En un tono mesurado pero confianzudo, comienza a hablar del inicio de Acapulco Kids, crónica que de alguna manera lo trae a Morelia ahora. Relata fragmentos, cómo inició la investigación, lo difícil que fue, hasta anímicamente, infiltrarse para conseguir datos, la cruda y hasta asquerosa realidad que hay detrás de ese destino turístico. Recuerdo entonces un Acapulco que vi en el 2009, exactamente el mismo lugar del que habla Almazán, pero ahora cubierto de una cortina gris, sucia, que pesa. Escucho como con un eco la experiencia en que termina la crónica, su encuentro con la policía, la indiferencia de quien recorre las calles del puerto para dar seguridad a la población. Algo me regresa, los chicos de atrás mumuran un “pinches policías”; no es la primera vez que escucho esto, creo que su indignación no llega más allá, la situación social les resulta ajena. Miro sus gestos mientras Almazán dice que “como sociedad nosotros creamos estos monstruos”.
Alejandro quiere seguir charlando, pareciera que desea inculcar algo en los jóvenes que lo escuchan, habla de las cicatrices que le deja cada una de las investigaciones, de la oposición entre sus emociones y su trabajo, de no abandonar nunca la ética, la responsabilidad del título de periodista a pesar de los riesgos. Recalca otra vez la necesidad de leer, de informarse, de reunir esas características que los lleven a realizar un trabajo responsable; “la paciencia es el único recurso renovable”.
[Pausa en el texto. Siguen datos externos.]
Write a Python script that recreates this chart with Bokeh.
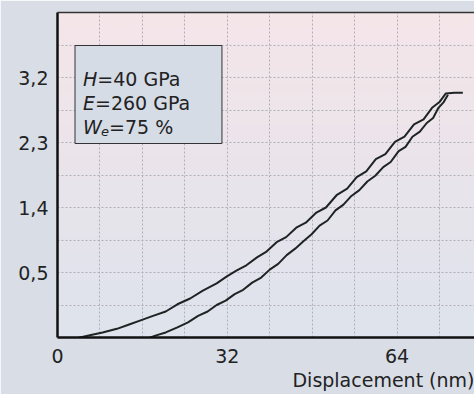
import numpy as np
from bokeh.plotting import figure
from bokeh.models import FixedTicker, LinearAxis, Label, BoxAnnotation, Range1d, Title
from bokeh.embed import file_html
from bokeh.resources import INLINE

# ---- data / labels ----
x_ticks = [0, 32, 64]
y_ticks = [0.5, 1.4, 2.3, 3.2]
y_tick_labels = ["0,5", "1,4", "2,3", "3,2"]
x_grid = [8, 16, 24, 32, 40, 48, 56, 64, 72]
y_grid = [0.05, 0.5, 0.95, 1.4, 1.85, 2.3, 2.75, 3.2, 3.65]
x_label = "Displacement (nm)"

load_x = [3.6, 6.1, 8.5, 11.2, 13.5, 15.8, 18.0, 20.4, 22.6, 25.0, 27.4, 30.0, 32.0,
          33.8, 35.6, 37.6, 39.4, 41.3, 43.1, 45.0, 46.8, 48.8, 50.6, 52.6, 54.6, 56.4,
          58.2, 60.0, 61.8, 63.6, 65.4, 67.2, 69.0, 70.6, 72.0, 73.2, 74.8, 76.4]
load_y = [-0.41, -0.37, -0.33, -0.28, -0.22, -0.16, -0.10, -0.04, 0.06, 0.14, 0.25, 0.35, 0.45,
          0.53, 0.60, 0.71, 0.79, 0.92, 0.99, 1.12, 1.19, 1.33, 1.40, 1.57, 1.66, 1.82,
          1.90, 2.07, 2.14, 2.31, 2.38, 2.55, 2.62, 2.78, 2.86, 2.98, 2.99, 2.99]

unload_x = [73.6, 72.8, 71.8, 70.8, 69.6, 68.3, 66.9, 65.6, 64.3, 62.8, 61.4, 59.9, 58.4,
            56.9, 55.4, 53.9, 52.4, 50.9, 49.4, 47.9, 46.3, 44.8, 43.2, 41.6, 40.0, 38.4,
            36.7, 35.0, 33.4, 31.7, 30.0, 28.3, 26.5, 24.6, 22.6, 20.4, 18.6, 17.1]
unload_y = [2.96, 2.86, 2.78, 2.64, 2.57, 2.45, 2.38, 2.24, 2.18, 2.03, 1.96, 1.84, 1.76,
            1.64, 1.56, 1.44, 1.36, 1.22, 1.15, 1.03, 0.93, 0.83, 0.74, 0.62, 0.54, 0.43,
            0.36, 0.26, 0.20, 0.11, 0.05, -0.04, -0.10, -0.19, -0.26, -0.33, -0.37, -0.41]

FONT = "DejaVu Sans"
FS = "19px"
TXT = "#222222"
BG = "#d8dde6"

X0, X1 = 0, 78.6
Y0, Y1 = -0.4, 4.1

p = figure(width=474, height=394, x_range=Range1d(X0, X1), y_range=Range1d(Y0, Y1),
           output_backend="svg", toolbar_location=None,
           min_border_left=57, min_border_right=0, min_border_top=12, min_border_bottom=57)
p.border_fill_color = BG
p.outline_line_color = None

# vertical gradient background (pink at top -> bluish at bottom)
n = 64
top = np.array([245, 230, 233])
bot = np.array([222, 227, 237])
t = np.linspace(0, 1, n)[:, None]
cols = (bot * (1 - t) + top * t).astype(np.uint32)
img = np.empty((n, 1), dtype=np.uint32)
view = img.view(dtype=np.uint8).reshape((n, 1, 4))
view[:, 0, 0] = cols[:, 0]
view[:, 0, 1] = cols[:, 1]
view[:, 0, 2] = cols[:, 2]
view[:, 0, 3] = 255
p.image_rgba(image=[img], x=X0, y=Y0, dw=X1 - X0, dh=Y1 - Y0, level="image")

# grid
p.xgrid.ticker = FixedTicker(ticks=x_grid)
p.ygrid.ticker = FixedTicker(ticks=y_grid)
for g in (p.xgrid, p.ygrid):
    g.grid_line_color = "#aeb0b9"
    g.grid_line_dash = "2 2"
    g.grid_line_width = 1

# axes
p.xaxis.ticker = FixedTicker(ticks=x_ticks)
p.yaxis.ticker = FixedTicker(ticks=y_ticks)
p.yaxis.major_label_overrides = dict(zip(y_ticks, y_tick_labels))
for ax in (p.xaxis, p.yaxis):
    ax.axis_line_color = "#111111"
    ax.axis_line_width = 2.5
    ax.major_tick_line_color = None
    ax.minor_tick_line_color = None
    ax.major_tick_out = 0
    ax.minor_tick_out = 0
    ax.major_label_text_font = FONT
    ax.major_label_text_font_size = FS
    ax.major_label_text_color = TXT
p.xaxis.major_label_standoff = 11
p.yaxis.major_label_standoff = 9

# x axis title, right aligned under the axis
p.add_layout(Title(text=x_label, align="right", text_font=FONT, text_font_size=FS,
                   text_font_style="normal", text_color=TXT, standoff=2, offset=0), "below")

top_axis = LinearAxis(ticker=FixedTicker(ticks=[]), axis_line_color="#333333", axis_line_width=1.5,
                      major_tick_line_color=None, minor_tick_line_color=None,
                      major_tick_out=0, minor_tick_out=0, major_label_standoff=0,
                      major_label_text_font_size="0px")
p.add_layout(top_axis, "above")

# curves
p.line(load_x, load_y, line_color="#1e2424", line_width=2.0, line_join="round")
p.line(unload_x, unload_y, line_color="#1e2424", line_width=2.0, line_join="round")

# info box
p.add_layout(BoxAnnotation(left=3.3, right=31.0, top=3.643, bottom=2.286,
                           fill_color="#d6dce6", fill_alpha=1.0,
                           line_color="#333333", line_width=1, line_alpha=1.0))

tx = 4.81
def lab(y, text, xo=0, yo=0, italic=False, size=FS):
    p.add_layout(Label(x=tx, y=y, x_offset=xo, y_offset=yo, text=text,
                       text_font=FONT, text_font_size=size,
                       text_font_style="italic" if italic else "normal",
                       text_color=TXT, text_baseline="alphabetic", text_align="left"))

lab(3.186, "H", italic=True)
lab(3.186, "=40 GPa", xo=14.3)
lab(2.847, "E", italic=True)
lab(2.847, "=260 GPa", xo=12.0)
lab(2.508, "W", italic=True)
lab(2.508, "e", xo=18.0, yo=-4, italic=True, size="13px")
lab(2.508, "=75 %", xo=26.0)

open("out.html", "w").write(file_html(p, INLINE))
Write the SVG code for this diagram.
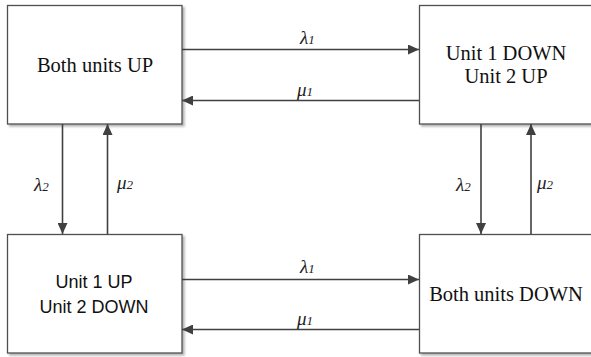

Se refiere a la crónica periodística como medio informativo, no como fin. Entre malas palabras manifiesta que cuando considera que el material recaudado no es suficiente, se vuelve la materia prima de su trabajo literario. Escucho otra vez a los mismos chicos de atrás, –¡ah, chilango!… ¿sí es chilango, no? –.
No puedo evitar reír un poco, como si solo los chilangos usaran groserías en su cotidianidad. No, pero tal vez se refieren a su desenfado. Pareciera que quiere revelar un par de secretos que sirvan a su propósito de ese día, que no olviden la importancia de contar historias para recuperar el oficio del periodismo, y que la gente se acerque a los medios escritos.
Ya casi termina la charla, más de hora y media ha pasado muy rápido. En la sesión de preguntas, para lograr interactividad entre los presentes, Almazán recomienda entregarse a la profesión y aprender a escuchar. Sus palabras suenan a un llamado a la conciencia social: “la indolencia es lo que hunde a la pinche sociedad”; los chicos se preguntan entonces si el periodismo sirve de algo, como para resolver casos sociales: “No”, responde Almazán. Pero sí ayuda a levantar la voz, pienso.
Pareciera que nadie quiere irse del auditorio, la atención sigue centrada en él. Escuchar al público me hace pensar si hay interés por el oficio o por el morbo que la violencia genera. Tiene razón, todos deberían leer, deberíamos hacerlo. No queda duda.
Todos salen de auditorio, esperan al periodista, quieren hablar con él, tomarse alguna foto. Yo sigo pensando en los chicos de atrás, me han dejado marcada. – ¿Putativo?, ¿Qué es eso? Nunca había escuchado esa palabra–.